## TASK INSTRUCTIONS:
From the first line of the data below through the line holding "(t2) at (251,164)", output each line exactly and leave the pictures out.

## DATA SEGMENT:
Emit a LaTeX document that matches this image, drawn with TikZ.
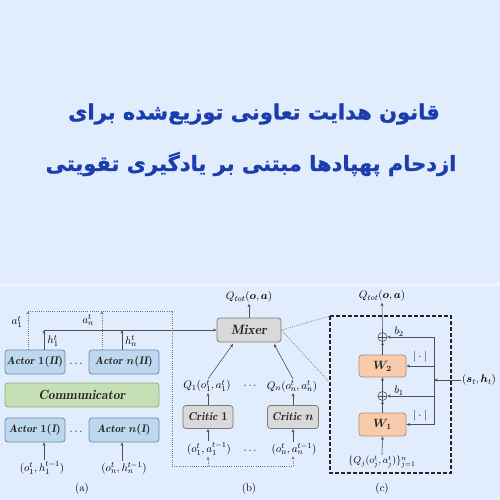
\documentclass[tikz,border=0pt]{standalone}
\usepackage{amsmath,amssymb,bm}
\usepackage{fontspec}
\usetikzlibrary{arrows.meta,calc}
\newfontfamily\titlefont[Script=Arabic, FakeBold=1.2]{DejaVu Sans Bold}
\TeXXeTstate=1
\definecolor{bg}{HTML}{E1EDFD}
\definecolor{titleblue}{HTML}{1B3DAE}
\definecolor{actorfill}{HTML}{BDD7EE}
\definecolor{actordraw}{HTML}{6A8BB0}
\definecolor{commfill}{HTML}{C5E0B4}
\definecolor{commdraw}{HTML}{8CAA7C}
\definecolor{mixfill}{HTML}{D9D9D9}
\definecolor{mixdraw}{HTML}{7A7A7A}
\definecolor{wfill}{HTML}{F8CBAD}
\definecolor{wdraw}{HTML}{B98A6A}
\definecolor{ln}{HTML}{505050}
\tikzset{
  box/.style={draw, rounded corners=3pt, line width=0.8pt, inner sep=1pt, text=black!85},
  actor/.style={box, fill=actorfill, draw=actordraw, minimum height=24pt, font=\fontsize{11}{13}\selectfont\boldmath},
  comm/.style={box, fill=commfill, draw=commdraw, minimum height=24pt, minimum width=154pt, font=\fontsize{13.3}{15}\selectfont\boldmath},
  gbox/.style={box, fill=mixfill, draw=mixdraw, minimum height=23pt, font=\fontsize{11.5}{13}\selectfont\boldmath},
  wbox/.style={box, fill=wfill, draw=wdraw, minimum height=22pt, minimum width=47pt, font=\fontsize{11.5}{13}\selectfont\boldmath},
  lab/.style={inner sep=1pt, font=\fontsize{11}{13}\selectfont},
  arr/.style={draw=ln, line width=0.6pt, -{Stealth[length=3.5pt,width=3pt]}},
  plain/.style={draw=ln, line width=0.6pt},
  dotl/.style={draw=ln!80, line width=0.6pt, dash pattern=on 1pt off 1.2pt},
  dotarr/.style={dotl, -{Stealth[length=3.5pt,width=3pt]}},
  dashbox/.style={draw=black!85, line width=1.1pt, dash pattern=on 4pt off 2pt},
  title/.style={text=titleblue, font=\titlefont\fontsize{21}{24}\selectfont, inner sep=0pt}
}
\begin{document}
\begin{tikzpicture}[x=1pt, y=-1pt]
\fill[bg] (0,0) rectangle (500,500);
\useasboundingbox (0,0) rectangle (500,500);
\fill[white!30!bg] (0,283) rectangle (500,287);

% title
\node[title] (t1) at (254,114) {\beginR قانون هدایت تعاونی توزیع‌شده برای\endR};
\node[title] (t2) at (251,164) {\beginR ازدحام پهپادها مبتنی بر یادگیری تقویتی\endR};

% ---------- panel (a)
\node[actor, minimum width=60pt] (a1II) at (35,362) {$\mathit{Actor}\ 1(\mathit{II})$};
\node[actor, minimum width=70pt] (anII) at (124,362) {$\mathit{Actor}\ n(\mathit{II})$};
\node[lab] (dA) at (77,364) {$\cdots$};
\node[comm] (comm) at (82,395) {$\mathit{Communicator}$};
\node[actor, minimum width=60pt] (a1I) at (35,430) {$\mathit{Actor}\ 1(\mathit{I})$};
\node[actor, minimum width=70pt] (anI) at (124,430) {$\mathit{Actor}\ n(\mathit{I})$};
\node[lab] (dB) at (77,432) {$\cdots$};
\node[lab] (i1) at (42,468) {$(o_1^t,h_1^{t-1})$};
\node[lab] (in) at (124,468) {$(o_n^t,h_n^{t-1})$};
\draw[arr] (i1.north -| 44,0) -- (a1I.south -| 44,0);
\draw[arr] (in.north -| 122,0) -- (anI.south -| 122,0);
\node[lab] (la) at (82,489) {(a)};

\coordinate (ta1) at (28,311);
\coordinate (tan) at (102,311);
\coordinate (tc) at (172,311);
\coordinate (bc) at (172,466);
\coordinate (h1) at (44,330);
\coordinate (hn) at (122,330);
\node[lab] (la1) at (17,322) {$a_1^t$};
\node[lab] (lan) at (88,320) {$a_n^t$};
\node[lab] (lh1) at (53,341) {$h_1^t$};
\node[lab] (lhn) at (131,341) {$h_n^t$};
\draw[dotarr] (a1II.north -| ta1) -- (ta1);
\draw[dotarr] (anII.north -| tan) -- (tan);
\draw[arr] (a1II.north -| h1) -- (h1);
\draw[arr] (anII.north -| hn) -- (hn);

% ---------- panel (b)
\node[gbox, minimum width=64pt, minimum height=24pt, font=\fontsize{13.5}{15}\selectfont\boldmath] (mixer) at (249,330) {$\mathit{Mixer}$};
\node[lab] (qt) at (249,297) {$Q_{tot}(\bm{o},\bm{a})$};
\draw[arr] (mixer.north) -- (qt.south);
\draw[arr] (h1) -- (mixer.west);
\draw[dotl] (ta1) -- (tc) -- (bc);

\node[gbox, minimum width=50pt] (cr1) at (208,417) {$\mathit{Critic}\ 1$};
\node[gbox, minimum width=51pt] (crn) at (293,417) {$\mathit{Critic}\ n$};
\node[lab] (q1) at (207,386) {$Q_1(o_1^t,a_1^t)$};
\node[lab] (qn) at (292,386) {$Q_n(o_n^t,a_n^t)$};
\node[lab] (dC) at (251,386) {$\cdots$};
\node[lab] (c1in) at (209,449) {$(o_1^t,a_1^{t-1})$};
\node[lab] (cnin) at (294,449) {$(o_n^t,a_n^{t-1})$};
\node[lab] (dD) at (251,451) {$\cdots$};
\coordinate (bn) at (293,466);
\coordinate (m1) at (233,344);
\coordinate (mn) at (274,344);
\draw[dotl] (bc) -- (bn);
\draw[dotarr] (bc -| cr1) -- (c1in.south -| cr1);
\draw[dotarr] (bn) -- (cnin.south -| crn);
\draw[arr] (c1in.north -| cr1) -- (cr1.south);
\draw[arr] (cnin.north -| crn) -- (crn.south);
\draw[arr] (cr1.north) -- (q1.south -| cr1);
\draw[arr] (crn.north) -- (qn.south -| crn);
\draw[arr] (q1.north -| cr1) -- (m1);
\draw[arr] (qn.north -| crn) -- (mn);
\node[lab] (lb) at (249,489) {(b)};

% ---------- panel (c)
\coordinate (c1) at (330,316);
\coordinate (c2) at (451,473);
\coordinate (cl) at (330,383);
\draw[dashbox] (c1) rectangle (c2);
\draw[dotl] (mixer.east) -- (c1);
\draw[dotl] (mixer.east) -- (cl);

\node[wbox] (W2) at (382.5,366) {$W_2$};
\node[wbox, minimum height=23pt] (W1) at (382.5,424.5) {$W_1$};
\node[draw=ln, line width=0.6pt, circle, minimum size=9pt, inner sep=0pt] (b2c) at (382.5,337) {};
\node[draw=ln, line width=0.6pt, circle, minimum size=9pt, inner sep=0pt] (b1c) at (382.5,396) {};
\draw[plain] (b2c.north) -- (b2c.south) (b2c.west) -- (b2c.east);
\draw[plain] (b1c.north) -- (b1c.south) (b1c.west) -- (b1c.east);
\node[lab] (qtc) at (382,296) {$Q_{tot}(\bm{o},\bm{a})$};
\node[lab, font=\fontsize{10}{12}\selectfont] (inc) at (382,462) {$\{Q_j(o_j^t,a_j^t)\}_{j=1}^n$};
\draw[arr] (inc.north) -- (W1.south);
\draw[arr] (W1.north) -- (b1c.south);
\draw[arr] (b1c.north) -- (W2.south);
\draw[arr] (W2.north) -- (b2c.south);
\draw[arr] (b2c.north) -- (qtc.south);

\coordinate (rt) at (434,337);
\coordinate (rb) at (434,424.5);
\draw[plain] (rt) -- (rb);
\draw[arr] (rt) -- (b2c.east);
\draw[arr] (W2.east -| rt) -- (W2.east);
\draw[arr] (b1c.east -| rt) -- (b1c.east);
\draw[arr] (rb) -- (W1.east);
\node[lab] (sh) at (479,380) {$(\bm{s}_t,\bm{h}_t)$};
\draw[arr] (sh.west) -- (sh.west -| rt);
\node[lab] (lb2) at (399,332) {$b_2$};
\node[lab] (lb1) at (399,391) {$b_1$};
\node[lab] (ab2) at (420,357) {$|\cdot|$};
\node[lab] (ab1) at (420,416) {$|\cdot|$};
\node[lab] (lc) at (382,489) {$(c)$};
\end{tikzpicture}
\end{document}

## WRITTEN ANSWER:
Emit a LaTeX document that matches this image, drawn with TikZ.
\documentclass[tikz,border=0pt]{standalone}
\usepackage{amsmath,amssymb,bm}
\usepackage{fontspec}
\usetikzlibrary{arrows.meta,calc}
\newfontfamily\titlefont[Script=Arabic, FakeBold=1.2]{DejaVu Sans Bold}
\TeXXeTstate=1
\definecolor{bg}{HTML}{E1EDFD}
\definecolor{titleblue}{HTML}{1B3DAE}
\definecolor{actorfill}{HTML}{BDD7EE}
\definecolor{actordraw}{HTML}{6A8BB0}
\definecolor{commfill}{HTML}{C5E0B4}
\definecolor{commdraw}{HTML}{8CAA7C}
\definecolor{mixfill}{HTML}{D9D9D9}
\definecolor{mixdraw}{HTML}{7A7A7A}
\definecolor{wfill}{HTML}{F8CBAD}
\definecolor{wdraw}{HTML}{B98A6A}
\definecolor{ln}{HTML}{505050}
\tikzset{
  box/.style={draw, rounded corners=3pt, line width=0.8pt, inner sep=1pt, text=black!85},
  actor/.style={box, fill=actorfill, draw=actordraw, minimum height=24pt, font=\fontsize{11}{13}\selectfont\boldmath},
  comm/.style={box, fill=commfill, draw=commdraw, minimum height=24pt, minimum width=154pt, font=\fontsize{13.3}{15}\selectfont\boldmath},
  gbox/.style={box, fill=mixfill, draw=mixdraw, minimum height=23pt, font=\fontsize{11.5}{13}\selectfont\boldmath},
  wbox/.style={box, fill=wfill, draw=wdraw, minimum height=22pt, minimum width=47pt, font=\fontsize{11.5}{13}\selectfont\boldmath},
  lab/.style={inner sep=1pt, font=\fontsize{11}{13}\selectfont},
  arr/.style={draw=ln, line width=0.6pt, -{Stealth[length=3.5pt,width=3pt]}},
  plain/.style={draw=ln, line width=0.6pt},
  dotl/.style={draw=ln!80, line width=0.6pt, dash pattern=on 1pt off 1.2pt},
  dotarr/.style={dotl, -{Stealth[length=3.5pt,width=3pt]}},
  dashbox/.style={draw=black!85, line width=1.1pt, dash pattern=on 4pt off 2pt},
  title/.style={text=titleblue, font=\titlefont\fontsize{21}{24}\selectfont, inner sep=0pt}
}
\begin{document}
\begin{tikzpicture}[x=1pt, y=-1pt]
\fill[bg] (0,0) rectangle (500,500);
\useasboundingbox (0,0) rectangle (500,500);
\fill[white!30!bg] (0,283) rectangle (500,287);

% title
\node[title] (t1) at (254,114) {\beginR قانون هدایت تعاونی توزیع‌شده برای\endR};
\node[title] (t2) at (251,164) {\beginR ازدحام پهپادها مبتنی بر یادگیری تقویتی\endR};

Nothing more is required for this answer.